İnsan ancak kendisinin de kandırılabileceğini kabul ettiği andan itibaren daha dikkatli davranmaya başlıyor. Çünkü insanın kendi kendini kandırmasının sınırı yok ve tanımlanmış en az 10 farklı önyargı türü var.
Sadece kendi inançlarımızı doğrulayan bilgileri gördüğümüz ‘doğrulama önyargısı’ndan “şerefsizim benim aklıma gelmişti” fenomeni olarak özetleyeceğimiz ‘geriye bakış önyargısı’na, duyduğumuz ilk bilgiden aşırı derece etkilendiğimiz ‘sabitleme önyargısı’ndan insanların çoğunun görüşlerimizi paylaştığına inandığımız ‘yanlış konsensüs etkisi’ne kadar en az 10 farklı biçimde kendimizi kandırabiliyoruz yani.
Bunun da en büyük sonuçları günümüzde sosyal medya kullanımında yaşanıyor. Örneğin mülteci veya göçmenlere karşı önyargılı bir tutum içerisindeysek, onlarla ilgili üretilen yalan haberlere daha kolay inanma eğiliminde olabiliyoruz. Eğer maça gidiyorsak, tribünde bir süreliğine yabancılaşıp diğer taraftarları izlersek, bahsedilen önyargı türlerinin büyük bölümünü çıplak gözle de izleyebiliriz.
İki yıl önce NFT, sonra teknolojik altyapısı bile yıllar isterken bugünden yarına olacak gibi düşünülen Metaverse, bugünlerde el birliğiyle (yer yer haklı olarak) büyüttüğümüz yapay zekâ hype’ı, daha gerilere gidersek dot.com balonu…
Sonradan bakınca, bunun böyle olacağı belliymiş demek kolay ama ya içindeyken?
İşte büyük paradoksumuz da bu. Çünkü bazı kurgulara inanıp bunu yeniden üretmezsek ilerleme olanağımız da yok.
İnsanın belki de en büyük başarısı kendi kendini aldatma konusundaki sınırsız yeteneği, aynı zamanda insanın en büyük başarısızlığı da bu.

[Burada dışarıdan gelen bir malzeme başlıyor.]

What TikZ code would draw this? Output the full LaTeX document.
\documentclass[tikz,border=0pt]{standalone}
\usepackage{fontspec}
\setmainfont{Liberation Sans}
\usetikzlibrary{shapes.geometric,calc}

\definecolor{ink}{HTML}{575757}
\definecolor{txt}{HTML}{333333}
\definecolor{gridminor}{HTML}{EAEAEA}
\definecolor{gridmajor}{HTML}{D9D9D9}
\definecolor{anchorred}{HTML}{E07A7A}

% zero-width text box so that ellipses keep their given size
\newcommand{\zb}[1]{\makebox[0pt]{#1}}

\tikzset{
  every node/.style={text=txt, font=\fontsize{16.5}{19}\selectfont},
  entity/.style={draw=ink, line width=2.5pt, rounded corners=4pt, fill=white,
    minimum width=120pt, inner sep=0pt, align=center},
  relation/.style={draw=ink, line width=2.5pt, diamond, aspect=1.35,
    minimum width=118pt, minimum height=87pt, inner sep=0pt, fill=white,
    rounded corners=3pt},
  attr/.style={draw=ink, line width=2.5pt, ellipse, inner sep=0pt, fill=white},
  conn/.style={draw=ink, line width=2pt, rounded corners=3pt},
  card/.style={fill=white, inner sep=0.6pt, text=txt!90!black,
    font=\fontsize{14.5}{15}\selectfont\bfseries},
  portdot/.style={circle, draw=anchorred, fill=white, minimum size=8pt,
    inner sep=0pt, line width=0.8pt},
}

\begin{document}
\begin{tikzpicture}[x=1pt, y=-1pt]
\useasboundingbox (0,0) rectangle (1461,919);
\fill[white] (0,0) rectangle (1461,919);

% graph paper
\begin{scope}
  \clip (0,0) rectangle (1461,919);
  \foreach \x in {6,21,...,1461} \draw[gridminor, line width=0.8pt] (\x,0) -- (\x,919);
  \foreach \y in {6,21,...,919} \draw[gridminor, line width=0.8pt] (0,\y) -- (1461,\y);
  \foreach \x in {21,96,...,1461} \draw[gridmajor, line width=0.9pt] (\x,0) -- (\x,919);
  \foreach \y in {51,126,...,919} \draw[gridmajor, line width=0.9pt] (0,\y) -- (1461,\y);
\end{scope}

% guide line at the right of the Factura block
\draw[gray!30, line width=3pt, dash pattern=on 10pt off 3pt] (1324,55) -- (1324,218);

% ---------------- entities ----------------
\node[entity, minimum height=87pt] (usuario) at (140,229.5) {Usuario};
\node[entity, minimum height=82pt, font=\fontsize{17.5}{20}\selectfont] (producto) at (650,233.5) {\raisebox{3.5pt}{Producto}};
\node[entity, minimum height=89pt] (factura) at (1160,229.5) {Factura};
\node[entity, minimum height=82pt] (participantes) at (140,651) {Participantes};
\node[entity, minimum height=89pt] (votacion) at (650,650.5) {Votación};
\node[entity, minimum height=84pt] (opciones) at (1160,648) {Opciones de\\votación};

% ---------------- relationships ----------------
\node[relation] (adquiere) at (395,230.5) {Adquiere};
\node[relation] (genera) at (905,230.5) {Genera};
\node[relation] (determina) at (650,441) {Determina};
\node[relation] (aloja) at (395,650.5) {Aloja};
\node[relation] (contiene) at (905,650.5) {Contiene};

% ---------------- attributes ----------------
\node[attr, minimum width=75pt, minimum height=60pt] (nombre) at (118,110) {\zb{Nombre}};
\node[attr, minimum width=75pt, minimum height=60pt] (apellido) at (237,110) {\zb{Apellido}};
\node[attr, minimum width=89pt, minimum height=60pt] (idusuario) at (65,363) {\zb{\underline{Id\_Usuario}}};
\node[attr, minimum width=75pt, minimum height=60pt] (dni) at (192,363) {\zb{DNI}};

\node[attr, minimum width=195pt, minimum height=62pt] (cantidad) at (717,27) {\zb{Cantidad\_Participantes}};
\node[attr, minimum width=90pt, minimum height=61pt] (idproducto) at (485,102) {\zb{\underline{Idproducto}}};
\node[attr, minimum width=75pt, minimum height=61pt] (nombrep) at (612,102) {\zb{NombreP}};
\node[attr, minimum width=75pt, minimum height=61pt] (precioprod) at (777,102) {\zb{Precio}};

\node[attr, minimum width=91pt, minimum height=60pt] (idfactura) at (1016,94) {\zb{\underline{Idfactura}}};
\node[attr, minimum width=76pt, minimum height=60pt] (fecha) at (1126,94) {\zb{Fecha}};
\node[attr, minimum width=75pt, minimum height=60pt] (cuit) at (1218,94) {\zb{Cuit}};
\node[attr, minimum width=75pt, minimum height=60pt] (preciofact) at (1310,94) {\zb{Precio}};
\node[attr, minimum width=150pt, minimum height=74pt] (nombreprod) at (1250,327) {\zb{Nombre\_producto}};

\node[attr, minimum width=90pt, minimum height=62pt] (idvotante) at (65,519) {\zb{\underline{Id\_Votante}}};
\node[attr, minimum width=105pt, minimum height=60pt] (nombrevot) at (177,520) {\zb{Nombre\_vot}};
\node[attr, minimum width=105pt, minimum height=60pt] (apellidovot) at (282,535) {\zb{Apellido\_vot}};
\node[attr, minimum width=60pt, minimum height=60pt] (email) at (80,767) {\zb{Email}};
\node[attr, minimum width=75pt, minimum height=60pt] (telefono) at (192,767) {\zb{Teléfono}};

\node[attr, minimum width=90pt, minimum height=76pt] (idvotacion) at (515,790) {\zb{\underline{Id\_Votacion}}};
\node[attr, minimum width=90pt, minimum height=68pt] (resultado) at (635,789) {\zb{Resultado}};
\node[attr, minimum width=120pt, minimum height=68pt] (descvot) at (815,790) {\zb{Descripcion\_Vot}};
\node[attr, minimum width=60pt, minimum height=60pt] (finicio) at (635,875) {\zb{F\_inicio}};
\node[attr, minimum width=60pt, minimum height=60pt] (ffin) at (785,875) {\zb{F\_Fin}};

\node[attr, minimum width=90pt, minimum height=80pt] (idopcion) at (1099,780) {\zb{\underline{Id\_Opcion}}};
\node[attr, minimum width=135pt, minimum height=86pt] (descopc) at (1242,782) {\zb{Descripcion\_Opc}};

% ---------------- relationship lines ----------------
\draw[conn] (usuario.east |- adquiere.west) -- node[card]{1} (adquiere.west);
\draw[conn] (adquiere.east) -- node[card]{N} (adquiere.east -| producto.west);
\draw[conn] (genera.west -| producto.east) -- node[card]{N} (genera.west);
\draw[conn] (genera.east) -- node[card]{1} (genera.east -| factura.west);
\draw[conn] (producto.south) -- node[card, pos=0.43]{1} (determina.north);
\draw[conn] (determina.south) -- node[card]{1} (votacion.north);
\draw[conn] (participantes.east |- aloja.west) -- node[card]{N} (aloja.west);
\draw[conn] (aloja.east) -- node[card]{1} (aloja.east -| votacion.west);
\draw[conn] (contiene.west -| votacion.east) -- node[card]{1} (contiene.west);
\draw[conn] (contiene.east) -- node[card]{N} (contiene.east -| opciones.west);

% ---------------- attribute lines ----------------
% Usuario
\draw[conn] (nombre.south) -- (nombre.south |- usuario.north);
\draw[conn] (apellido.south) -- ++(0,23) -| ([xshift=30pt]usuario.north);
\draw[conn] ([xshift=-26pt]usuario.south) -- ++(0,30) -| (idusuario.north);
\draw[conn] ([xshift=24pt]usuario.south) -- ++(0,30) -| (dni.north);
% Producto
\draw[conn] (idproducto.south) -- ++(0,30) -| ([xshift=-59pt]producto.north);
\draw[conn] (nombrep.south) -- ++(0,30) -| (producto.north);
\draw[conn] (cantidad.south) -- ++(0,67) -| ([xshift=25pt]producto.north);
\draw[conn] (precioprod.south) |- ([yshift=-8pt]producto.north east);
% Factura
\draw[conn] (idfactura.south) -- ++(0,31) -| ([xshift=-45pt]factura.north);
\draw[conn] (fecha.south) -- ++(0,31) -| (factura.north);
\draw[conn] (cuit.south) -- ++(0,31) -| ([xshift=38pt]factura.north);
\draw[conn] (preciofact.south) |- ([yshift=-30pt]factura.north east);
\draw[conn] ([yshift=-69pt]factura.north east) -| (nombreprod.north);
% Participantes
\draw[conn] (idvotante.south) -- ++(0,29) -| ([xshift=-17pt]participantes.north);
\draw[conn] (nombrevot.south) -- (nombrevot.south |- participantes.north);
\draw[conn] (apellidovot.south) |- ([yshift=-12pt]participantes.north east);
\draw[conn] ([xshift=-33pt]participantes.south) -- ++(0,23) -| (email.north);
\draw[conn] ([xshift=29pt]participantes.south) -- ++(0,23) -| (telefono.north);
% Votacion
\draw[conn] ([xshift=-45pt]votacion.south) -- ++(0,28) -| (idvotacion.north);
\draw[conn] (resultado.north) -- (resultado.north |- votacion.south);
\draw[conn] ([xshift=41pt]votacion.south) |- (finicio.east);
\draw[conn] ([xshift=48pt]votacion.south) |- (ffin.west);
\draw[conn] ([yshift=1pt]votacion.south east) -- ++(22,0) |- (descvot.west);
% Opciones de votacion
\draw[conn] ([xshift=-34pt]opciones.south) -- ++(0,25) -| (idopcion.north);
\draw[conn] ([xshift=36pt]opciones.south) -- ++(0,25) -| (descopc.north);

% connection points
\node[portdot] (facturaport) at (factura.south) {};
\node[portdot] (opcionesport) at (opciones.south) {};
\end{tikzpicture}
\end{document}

NFT’lerin ardındaki blok zinciri teknolojisi dijitalleşmeyle gelen pek çok sorunu dahiyane bir şekilde çözüyor örneğin ancak bazı fırsatçılar da bu teknoloji üzerinden spekülatif bir piyasa yaratarak böyle bir yıkıma yol açabiliyor.
Son paragrafa geldik. Zaten her şeye hemen atlamadığınızı düşünüyorsanız, bence bu yazıyı boşuna okudunuz ama benim suçum yok başlıkta uyarmıştım. Buna rağmen okuduysanız, belki siz de biraz her şeye atlayanlardansınız, kim bilir?